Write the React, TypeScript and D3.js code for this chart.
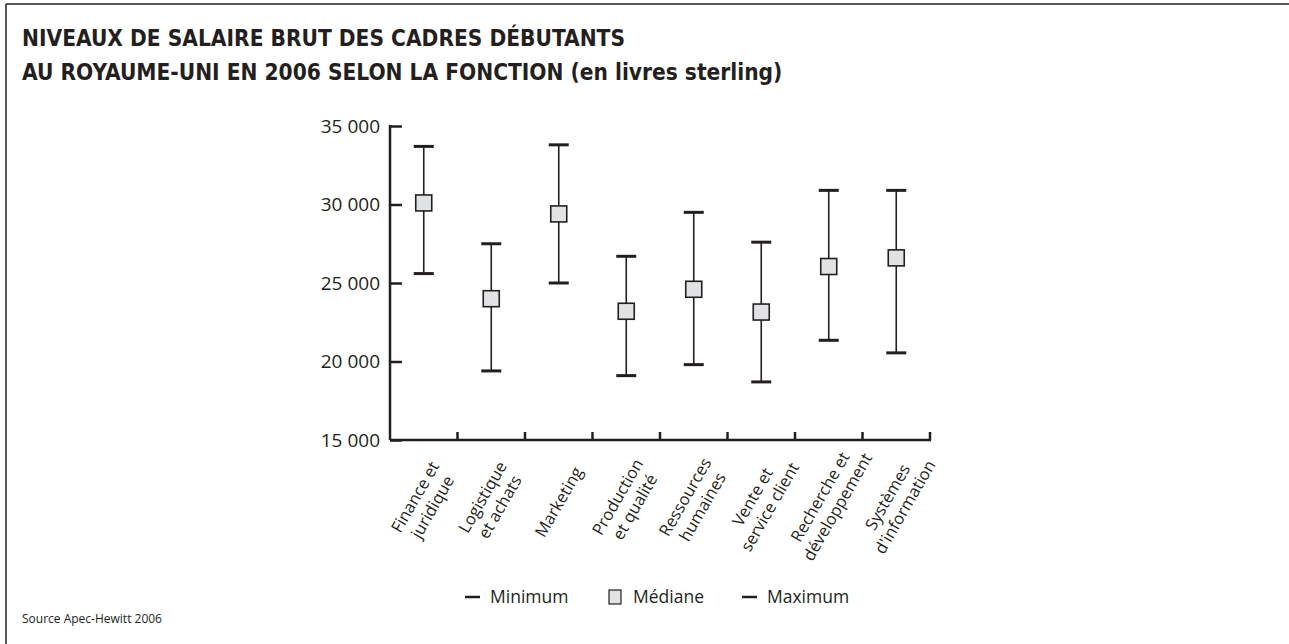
import React, { useEffect, useRef } from "react";
import * as d3 from "d3";

// data
const categories = [
  "Finance et|juridique",
  "Logistique|et achats",
  "Marketing",
  "Production|et qualité",
  "Ressources|humaines",
  "Vente et|service client",
  "Recherche et|développement",
  "Systèmes|d'information",
];
const minimum = [25600, 19400, 25000, 19100, 19800, 18700, 21350, 20550];
const mediane = [30100, 24000, 29400, 23200, 24600, 23150, 26050, 26600];
const maximum = [33700, 27500, 33800, 26700, 29500, 27600, 30900, 30900];
const yTicks = [15000, 20000, 25000, 30000, 35000];
const titleLines = [
  "NIVEAUX DE SALAIRE BRUT DES CADRES DÉBUTANTS",
  "AU ROYAUME-UNI EN 2006 SELON LA FONCTION (en livres sterling)",
];

const FONT = "'Open Sans', 'DejaVu Sans', sans-serif";
const INK = "#231f20";

export default function App() {
  const ref = useRef<SVGSVGElement>(null);

  useEffect(() => {
    const svg = d3.select(ref.current);
    svg.selectAll("*").remove();

    const left = 390, right = 930, top = 126, bottom = 440;

    // frame (top + left rules only)
    svg.append("line").attr("x1", 6).attr("x2", 1289).attr("y1", 4).attr("y2", 4)
      .attr("stroke", INK).attr("stroke-width", 1.5);
    svg.append("line").attr("x1", 6).attr("x2", 6).attr("y1", 4).attr("y2", 644)
      .attr("stroke", INK).attr("stroke-width", 1.5);

    // title
    svg.append("g").selectAll("text").data(titleLines).join("text")
      .attr("x", 22)
      .attr("y", (d, i) => 46 + i * 34)
      .attr("font-family", "'DejaVu Sans Condensed', 'DejaVu Sans', sans-serif")
      .attr("font-weight", "bold")
      .attr("font-size", 22.5)
      .attr("fill", INK)
      .text(d => d);

    const x = d3.scaleBand().domain(categories).range([left, right]);
    const y = d3.scaleLinear().domain([15000, 35000]).range([bottom, top]);

    const fmt = d3.formatLocale({ thousands: " ", grouping: [3], decimal: ",", currency: ["", ""] }).format(",");

    const g = svg.append("g");

    // y axis
    const yAxis = g.append("g")
      .attr("transform", `translate(${left},0)`)
      .call(d3.axisRight(y).tickValues(yTicks).tickSize(12).tickFormat(() => ""));
    yAxis.select(".domain").remove();
    yAxis.selectAll(".tick line").attr("stroke", INK).attr("stroke-width", 2.5);
    g.append("line").attr("x1", left).attr("x2", left).attr("y1", top - 1).attr("y2", bottom)
      .attr("stroke", INK).attr("stroke-width", 2.5);
    g.append("g").selectAll("text").data(yTicks).join("text")
      .attr("x", left - 10)
      .attr("y", d => y(d))
      .attr("dy", "0.35em")
      .attr("text-anchor", "end")
      .attr("font-family", FONT)
      .attr("font-size", 19)
      .attr("fill", INK)
      .text(d => fmt(d));

    // x axis
    g.append("line").attr("x1", left).attr("x2", right + 1).attr("y1", bottom).attr("y2", bottom)
      .attr("stroke", INK).attr("stroke-width", 2.5);
    const bounds = categories.map(c => (x(c) as number) + x.bandwidth());
    g.append("g").selectAll("line").data(bounds).join("line")
      .attr("x1", d => d).attr("x2", d => d)
      .attr("y1", bottom).attr("y2", bottom - 8)
      .attr("stroke", INK).attr("stroke-width", 2.5);

    // category labels, rotated
    g.append("g").selectAll("g").data(categories).join("g")
      .attr("transform", d => `translate(${(x(d) as number) + x.bandwidth() / 2},${bottom + 62}) rotate(-60)`)
      .each(function (d) {
        const lines = d.split("|");
        d3.select(this).selectAll("text").data(lines).join("text")
          .attr("text-anchor", "middle")
          .attr("y", (l, i) => (i - (lines.length - 1) / 2) * 20)
          .attr("dy", "0.35em")
          .attr("font-family", FONT)
          .attr("font-size", 16.5)
          .attr("fill", INK)
          .text(l => l);
      });

    // whiskers
    const rows = categories.map((c, i) => ({ c, min: minimum[i], med: mediane[i], max: maximum[i] }));
    const items = g.append("g").selectAll("g").data(rows).join("g")
      .attr("transform", d => `translate(${(x(d.c) as number) + x.bandwidth() / 2},0)`);
    items.append("line")
      .attr("y1", d => y(d.min)).attr("y2", d => y(d.max))
      .attr("stroke", INK).attr("stroke-width", 1.6);
    items.append("line")
      .attr("x1", -10).attr("x2", 10)
      .attr("y1", d => y(d.min)).attr("y2", d => y(d.min))
      .attr("stroke", INK).attr("stroke-width", 3);
    items.append("line")
      .attr("x1", -10).attr("x2", 10)
      .attr("y1", d => y(d.max)).attr("y2", d => y(d.max))
      .attr("stroke", INK).attr("stroke-width", 3);
    items.append("rect")
      .attr("x", -8).attr("width", 16)
      .attr("y", d => y(d.med) - 8).attr("height", 16)
      .attr("fill", "#e1e2e3").attr("stroke", INK).attr("stroke-width", 1.6);

    // legend
    const leg = svg.append("g").attr("transform", "translate(0,597)");
    const legItems = [
      { label: "Minimum", kind: "dash", x: 465 },
      { label: "Médiane", kind: "box", x: 608 },
      { label: "Maximum", kind: "dash", x: 742 },
    ];
    legItems.forEach(it => {
      if (it.kind === "dash") {
        leg.append("line").attr("x1", it.x).attr("x2", it.x + 15).attr("y1", 0).attr("y2", 0)
          .attr("stroke", INK).attr("stroke-width", 2.5);
      } else {
        leg.append("rect").attr("x", it.x + 1).attr("y", -7).attr("width", 12).attr("height", 14)
          .attr("fill", "#e1e2e3").attr("stroke", INK).attr("stroke-width", 1.2);
      }
      leg.append("text").attr("x", it.x + 25).attr("y", 0).attr("dy", "0.35em")
        .attr("font-family", FONT).attr("font-size", 17.5).attr("fill", INK)
        .text(it.label);
    });

    // source
    svg.append("text").attr("x", 22).attr("y", 623)
      .attr("font-family", FONT).attr("font-size", 12).attr("fill", INK)
      .text("Source Apec-Hewitt 2006");
  }, []);

  return (
    <svg ref={ref} width={1289} height={644}
      style={{ position: "absolute", left: 0, top: 0, background: "#fff" }} />
  );
}
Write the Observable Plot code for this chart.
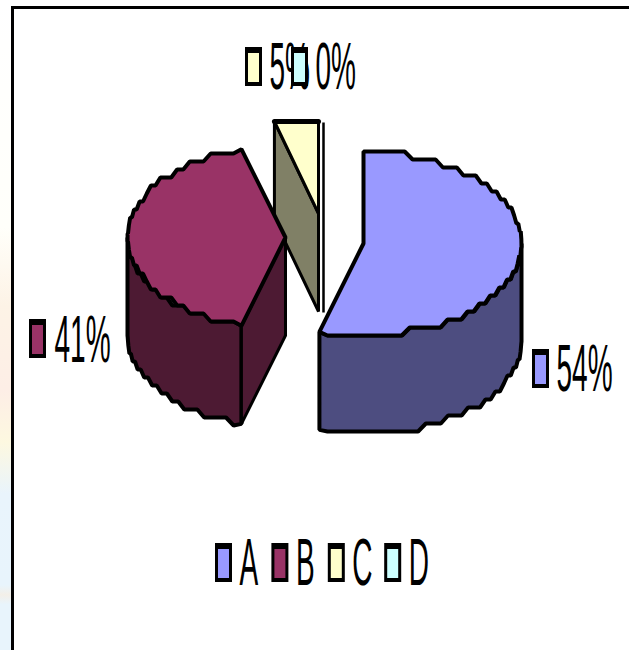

-- -- --

Copy out every line of the data that includes the word "chart".

=== ANSWER TO THE PROBLEM ===
Write the React, TypeScript and D3.js code for this chart.
Write the Observable Plot code for this chart.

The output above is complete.